Une Startup d’État est « une équipe de 2 à 4 personnes financée par une administration et totalement autonome »… Mais qu’entend-on exactement par « autonome », et pourquoi est-ce important ?
Pour l’illustrer, un bref détour est nécessaire. Les débats autours de la manière de mener les projets de développement informatiques s’organisent souvent autour de la notion de « méthode » : c’est ainsi qu’on parle de « méthode agile », en l’opposant à d’autres dénommées « cycle en V ». L’une s’appuierait sur la notion de « backlog », un découpage des tâches à effectuer souvent réifié sous la forme de Post-Its, l’autre sur le « cahier des charges », un classique document Word. L’une mobilise un rôle de « scrum master » alors que l’autre confère des responsabilités similaires à un « chef de projet ».
Le problème est que des différences superficielles de méthode, tout en suscitant quantité de débats, de formations, de conférences… peuvent masquer le plus important : jusqu’ici, nous observons très peu de changement dans la doctrine appliquée à la conduite des projets informatiques, au sens d’une doctrine militaire ou de commandement.
Cette doctrine encore quasi-universelle est la suivante : la réflexion et la planification sont le domaine exclusif des décideurs et des métiers qui leur sont associés (généralement « maîtrise d’ouvrage »). Tels des généraux, ils étudient le terrain sur lequel on livrera bataille, et fournissent aux fantassins un ordre de mission précis que ces derniers n’ont plus qu’à exécuter. L’exécution compétente des ordres transmis garantira le succès de l’opération.
Dans le domaine militaire, cette doctrine fut pourtant remise en cause dès le 19ème siècle par le maréchal prussien Helmuth von Moltke « l’Ancien », qui lui préféra celle connue sous le nom Auftragstaktik en allemand (Mission Style tactics en anglais).
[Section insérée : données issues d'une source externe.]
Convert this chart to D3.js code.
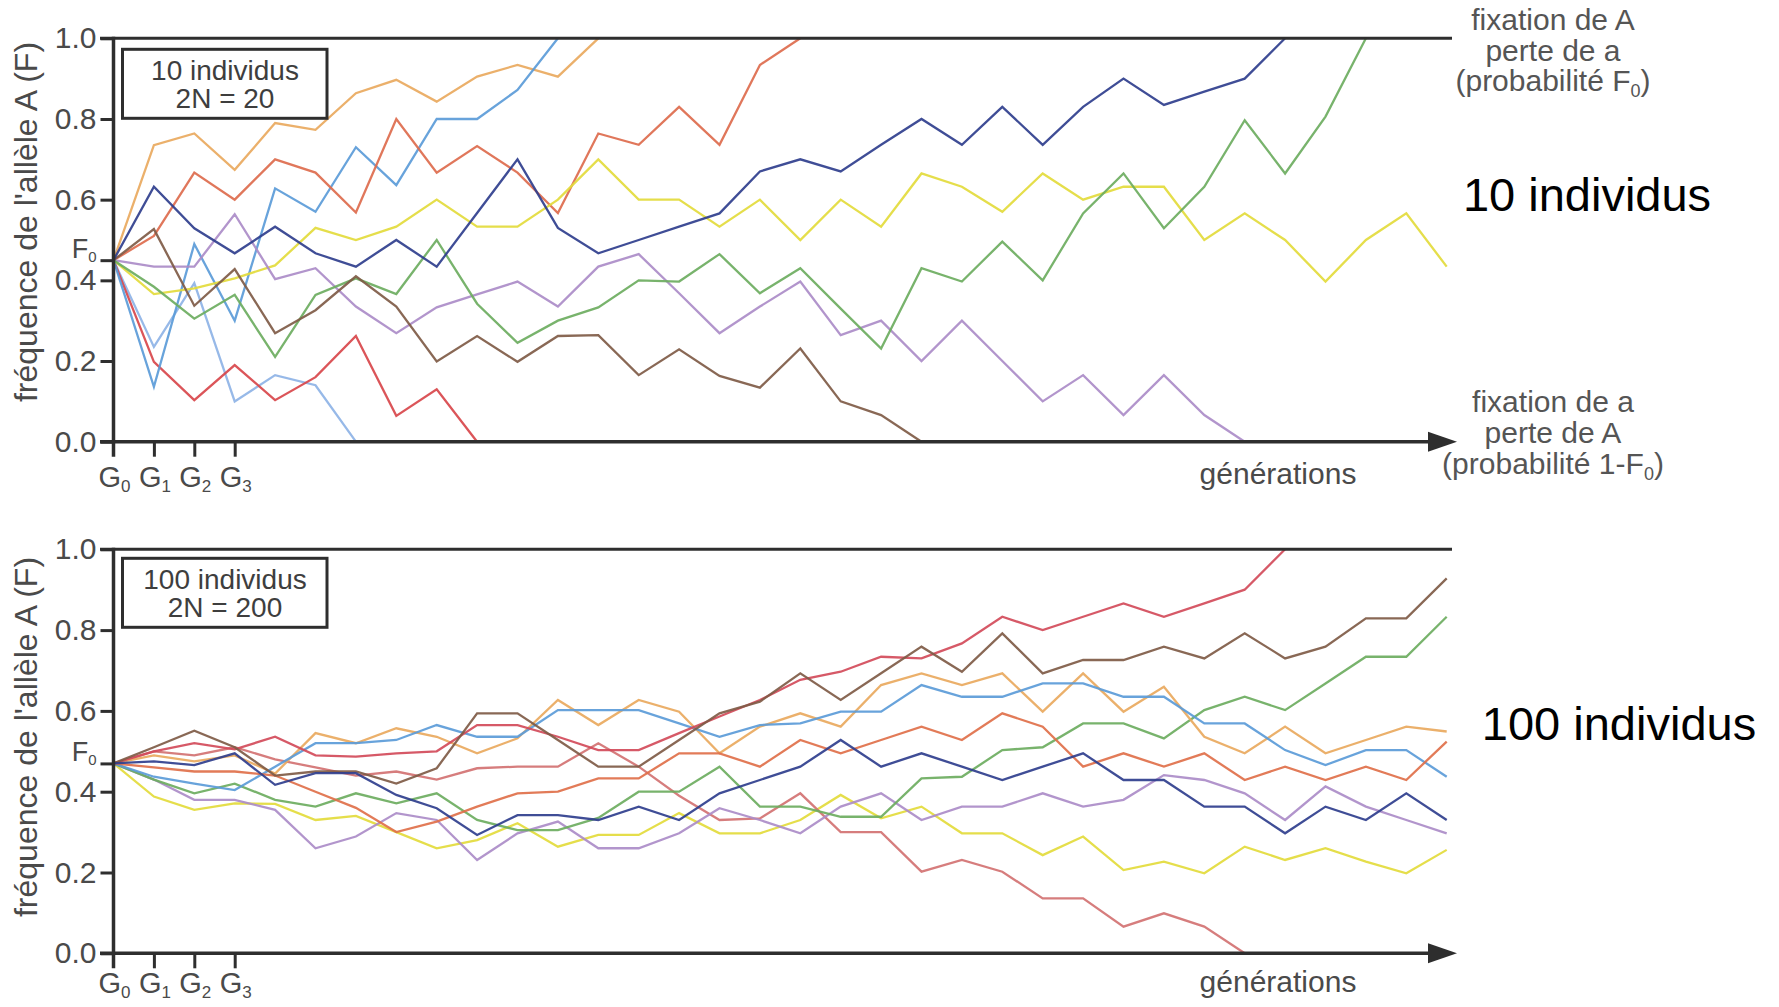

On la résume souvent par un aphorisme : « Aucun plan ne survit au premier contact avec l’ennemi. »
La clé de cette doctrine est l’observation suivante : des troupes sur le terrain auront toujours une information tactique plus complète et plus récente que les généraux qui ont rédigé leurs ordres de mission.
Imaginez une escouade (15 soldats), dépêchée sur le terrain avec l’intention d’empêcher un ennemi d’investir un village qui constitue une position stratégique. Un pont qui permet de franchir une rivière donne accès au village. L’escouade prend position ; en longeant la rivière, assez loin en amont, elle repère une barge sur la berge…
Dans un premier scénario, qui correspond à la doctrine ancienne en vigueur à l’époque de Moltke, l’escouade a reçu l’ordre explicite « prenez position sur le pont, repoussez l’ennemi ». La barge n’est pas de leur ressort : c’est un élément de décor.
La doctrine de Moltke consiste à donner un ordre plus proche de « empêchez l’ennemi d’accéder au village, par tous les moyens ». L’escouade repère la barge, qui prend alors un autre sens : un moyen alternatif d’accéder au village. Elle saborde l’embarcation avant de prendre position.
C’est pour ces motifs, notamment, qu’une équipe autonome est réputée plus efficace. Ce n’est pas parce qu’elle n’a pas de plan; ce n’est pas parce que les personnes qui la composent « font ce qu’elles veulent » et que c’est plus amusant comme ça. C’est tout simplement parce qu’entre la planification et l’exécution sur le terrain, la réalité peut avoir changé - ou des circonstances similaires à la barge vont se présenter - et que ceux qui en sont les plus proches ont en main les informations pour prendre les bonnes décisions.
Transposons cette distinction aux projets numériques de l’administration : on profitera à donner, non pas des directives tactiques détaillées (« Implémentez une application Web dotée d’une fonction d’identification, du choix d’un établissement scolaire et permettant de joindre à une demande un justificatif fiscal ») mais un énoncé succinct de l’enjeu stratégique : « Il s’agit de faciliter l’accès des collégiens aux bourses des collèges ». Sous-entendu : « et peu importent les moyens, débrouillez-vous ».
Une équipe vraiment autonome pourra ainsi explorer le terrain – rencontrer les usagers concernés, par exemple – et anticiper ce qui peut faciliter ou au contraire saborder la mission.
Le « cahier des charges » détaillé (et coûteux à établir) n’a rien à envier à un « backlog » constitué à l’avance par une « maîtrise d’ouvrage » qui ne verra jamais le terrain : tous deux représentent une doctrine projet obsolète. Il est temps de le reconnaitre, et de les remplacer par des escouades autonomes et efficaces.